A queda de árvores de grande porte, com muitos galhos secos e espinhos, interrompe diversas vezes o caminho que só o Helênio reconhece. Com isso, por várias vezes é preciso desviar nas áreas mais densas da mata, até contornar as árvores e voltar para o caminho. O paredão onde se encontram as grutas aparece de repente, já que a visibilidade é restrita a poucos metros. As rochas desse paredão apresentam várias camadas, onde se equilibram pequenos arbustos e pelo qual descem as raízes das árvores mais altas, fixas no topo do morro.
RISCO A primeira formação, batizada de Caverna da Curva da Copasa, abre-se no meio do paredão. A umidade e a temperatura da caverna aplacam o calor, mas não há conforto, pois o teto baixo obriga os exploradores a avançar agachados e até se arrastando sobre a superfície irregular formada pelos depósitos de minério. São 18 metros até o fundo.
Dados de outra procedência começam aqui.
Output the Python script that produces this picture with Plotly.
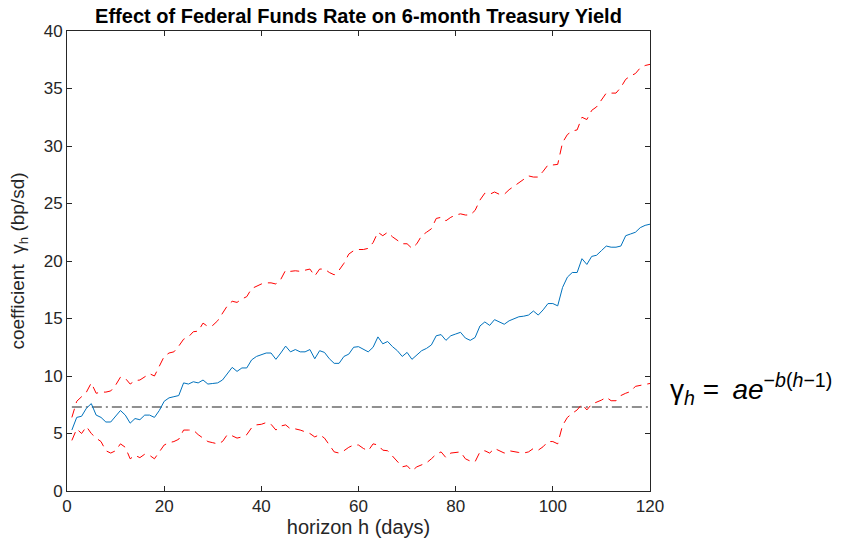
import plotly.graph_objects as go

horizon = list(range(1, 121))

coef = [5.3, 6.4, 6.5, 7.2, 7.6, 6.6, 6.4, 6.0, 6.0, 6.5,
        7.0, 6.6, 5.9, 6.3, 6.2, 6.6, 6.6, 6.4, 7.0, 7.8,
        8.1, 8.2, 8.3, 9.4, 9.3, 9.5, 9.4, 9.65, 9.3, 9.35,
        9.4, 9.65, 10.2, 10.75, 10.4, 10.7, 10.7, 11.4, 11.7, 11.85,
        12.0, 12.0, 11.45, 12.0, 12.6, 12.1, 12.3, 12.1, 12.1, 12.3,
        11.5, 12.2, 12.05, 11.5, 11.1, 11.1, 11.7, 11.9, 12.5, 12.55,
        12.3, 12.1, 12.5, 13.4, 12.8, 13.0, 12.55, 12.2, 11.7, 12.05,
        11.45, 11.8, 12.2, 12.4, 12.7, 13.5, 13.6, 13.1, 13.5, 13.65,
        13.8, 13.3, 13.1, 13.35, 14.35, 14.7, 14.4, 14.9, 14.7, 14.5,
        14.8, 15.0, 15.15, 15.2, 15.3, 15.65, 15.3, 15.75, 16.3, 16.3,
        16.1, 17.7, 18.6, 19.0, 19.0, 20.2, 19.7, 20.4, 20.5, 20.9,
        21.3, 21.2, 21.2, 21.3, 22.2, 22.35, 22.5, 22.9, 23.1, 23.2]

upper = [6.4, 7.8, 8.2, 8.6, 9.4, 8.5, 8.6, 8.6, 8.7, 9.2,
         9.9, 9.8, 9.3, 9.6, 9.65, 9.9, 10.2, 10.0, 10.9, 11.7,
         12.0, 12.1, 12.6, 13.2, 13.4, 13.85, 13.9, 14.6, 14.3, 14.4,
         14.8, 15.4, 16.1, 16.5, 16.4, 16.7, 16.9, 17.6, 17.8, 18.0,
         18.1, 18.1, 18.0, 18.4, 19.2, 19.1, 19.15, 19.1, 19.2, 19.3,
         18.7, 19.3, 19.3, 19.0, 18.8, 19.2, 19.8, 20.6, 20.9, 21.0,
         21.0, 21.1, 21.6, 22.5, 22.2, 22.5, 22.1, 21.8, 21.5, 21.5,
         21.1, 21.5, 22.2, 22.5, 22.8, 23.7, 23.8, 23.5, 23.8, 24.0,
         24.1, 24.0, 24.0, 24.4, 25.3, 25.9, 25.8, 26.0, 25.8, 25.8,
         26.2, 26.5, 26.8, 27.1, 27.4, 27.3, 27.3, 27.8, 28.35, 28.35,
         28.4, 30.3, 31.0, 31.3, 31.4, 32.5, 32.3, 33.1, 33.4, 34.0,
         34.6, 34.6, 34.6, 35.1, 35.8, 36.1, 36.3, 36.8, 37.0, 37.1]

lower = [4.4, 5.4, 5.0, 5.6, 5.0, 4.6, 4.3, 3.5, 3.3, 3.5,
         4.1, 3.8, 2.8, 3.1, 2.9, 3.2, 3.1, 2.8, 3.4, 4.0,
         4.2, 4.3, 4.5, 5.3, 5.3, 5.3, 4.9, 4.6, 4.3, 4.2,
         4.1, 4.3, 4.9, 4.8, 4.6, 4.7, 4.9, 5.5, 5.75, 5.8,
         5.95, 5.8, 5.3, 5.65, 5.75, 5.4, 5.4, 5.3, 5.15, 5.0,
         4.7, 4.9, 4.6, 4.0, 3.4, 3.3, 3.5, 3.8, 4.0, 4.0,
         3.7, 3.5, 4.1, 4.0, 3.55, 3.5, 3.0, 2.6, 2.1, 2.2,
         1.75, 2.1, 2.3, 2.45, 2.8, 3.2, 3.4, 2.9, 3.3, 3.35,
         3.4, 2.8, 2.6, 2.55, 3.4, 3.5, 3.3, 3.7, 3.5, 3.3,
         3.5, 3.4, 3.35, 3.3, 3.4, 3.7, 3.55, 3.85, 4.3, 4.3,
         4.1, 5.7, 6.4, 6.75, 7.05, 7.55, 7.05, 7.55, 7.7, 7.9,
         8.15, 7.85, 7.85, 8.3, 8.5, 8.65, 9.1, 9.2, 9.3, 9.35]

fit_level = [7.3] * len(horizon)

x_ticks = [0, 20, 40, 60, 80, 100, 120]
y_ticks = [0, 5, 10, 15, 20, 25, 30, 35, 40]

FONT = "Liberation Sans, Arial, sans-serif"
AX = "#262626"
NB = "\u00a0"

fig = go.Figure()
fig.add_trace(go.Scatter(x=horizon, y=fit_level, mode="lines",
                         line=dict(color="#222222", width=1.1, dash="10px,4px,2px,4px"),
                         hoverinfo="skip"))
fig.add_trace(go.Scatter(x=horizon, y=upper, mode="lines",
                         line=dict(color="#ff0000", width=1, dash="9px,6px")))
fig.add_trace(go.Scatter(x=horizon, y=lower, mode="lines",
                         line=dict(color="#ff0000", width=1, dash="9px,6px")))
fig.add_trace(go.Scatter(x=horizon, y=coef, mode="lines",
                         line=dict(color="#0072BD", width=1)))

axis_common = dict(showgrid=False, zeroline=False, showline=True, linecolor=AX,
                   linewidth=1, mirror="allticks", ticks="inside", ticklen=5,
                   tickcolor=AX, tickfont=dict(family=FONT, size=17, color=AX))

fig.update_layout(
    width=843, height=548,
    margin=dict(l=67, r=193, t=31, b=57),
    paper_bgcolor="white", plot_bgcolor="white",
    showlegend=False,
    title=dict(text="<b>Effect of Federal Funds Rate on 6-month Treasury Yield</b>",
               x=358.5 / 843, xanchor="center", y=1 - 16 / 548, yanchor="middle",
               font=dict(family=FONT, size=20, color="black")),
    xaxis=dict(range=[0, 120], tickvals=x_ticks,
               title=dict(text="horizon h (days)", font=dict(family=FONT, size=20, color=AX),
                          standoff=4),
               **axis_common),
    yaxis=dict(range=[0, 40], tickvals=y_ticks,
               title=dict(text="coefficient" + NB + NB + "γ<sub>h</sub> (bp/sd)",
                          font=dict(family=FONT, size=19, color=AX), standoff=14),
               **axis_common),
    annotations=[dict(
        text="γ<sub><i>h</i></sub>" + NB + "=" + NB + "\u2009" + "<i>ae</i><sup>−<i>b</i>(<i>h</i>−1)</sup>",
        xref="paper", yref="paper", x=(668 - 67) / 583, y=(491 - 389) / 460,
        xanchor="left", yanchor="middle", showarrow=False,
        font=dict(family=FONT, size=28, color="black"))],
)

fig.write_html("out.html")
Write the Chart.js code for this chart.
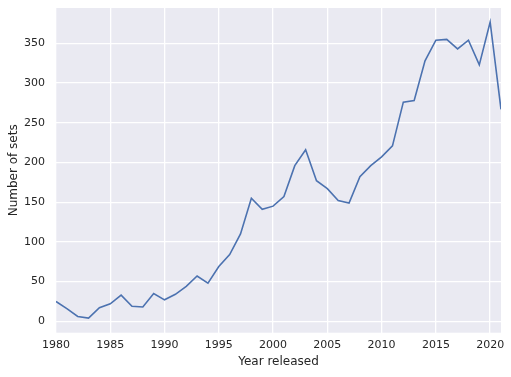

No caminho aparecem muitos pedaços de insetos e asas de baratas, dando a impressão de que algum predador aproveita o aconchego do local para se alimentar. “Todas as cavernas abrigam cachorros-do-mato. Até porque, em algumas delas praticamente só os cachorros conseguem entrar”, conta o segurança. Outro perigo daquele espaço é a leishmaniose, já que há muitos mosquitos-palha que se contaminam com o sangue dos cachorros infectados e se tornam transmissores da doença.
Adiante, o caminho para a mais misteriosa das cavidades naturais: a Caverna da Armadeira. O nome se deve à presença das armadeiras, aranhas agressivas e venenosas, responsáveis por quase metade das internações por picadas de aracnídeos no Brasil. É por cima do paredão de pedras e depois descendo por grotas úmidas que se transformam em córregos com as chuvas que se chega à estreita abertura, no meio de um paredão e a dois metros do chão. Helênio toma a frente para verificar se encontra armadeiras, mas não vê nenhuma. Pelos 10 metros de extensão da caverna só se movimenta arrastando. Nenhuma armadeira foi encontrada, mas num dos contornos de canga de minério de ferro havia duas aranhas-marrons, que têm veneno ainda mais tóxico e capaz de necrosar a pele no local ferido. Um dos animais estava tranquilamente tecendo uma teia entre as paredes da cavidade enquanto outro se aproximava de um inseto capturado.
Os caminhos para as nascentes são igualmente intuitivos e neles há relatos de encontros com micos-estrela, esquilos, tatus, cobras corais, boipevas, jararacas e cipós. É desses mananciais escondidos pela mata densa que segue a água que abastece atrações como o Lago dos Sonhos e a Cascatinha. Nos cursos d’água ainda se encontram ruínas das barragens, tanques, canaletas e tubulações da antiga mineração. Lembranças da ocupação inicial do espaço, que agora se transformaram em suportes para ninhos de pássaros, poleiros de jacus e playgrounds dos quatis.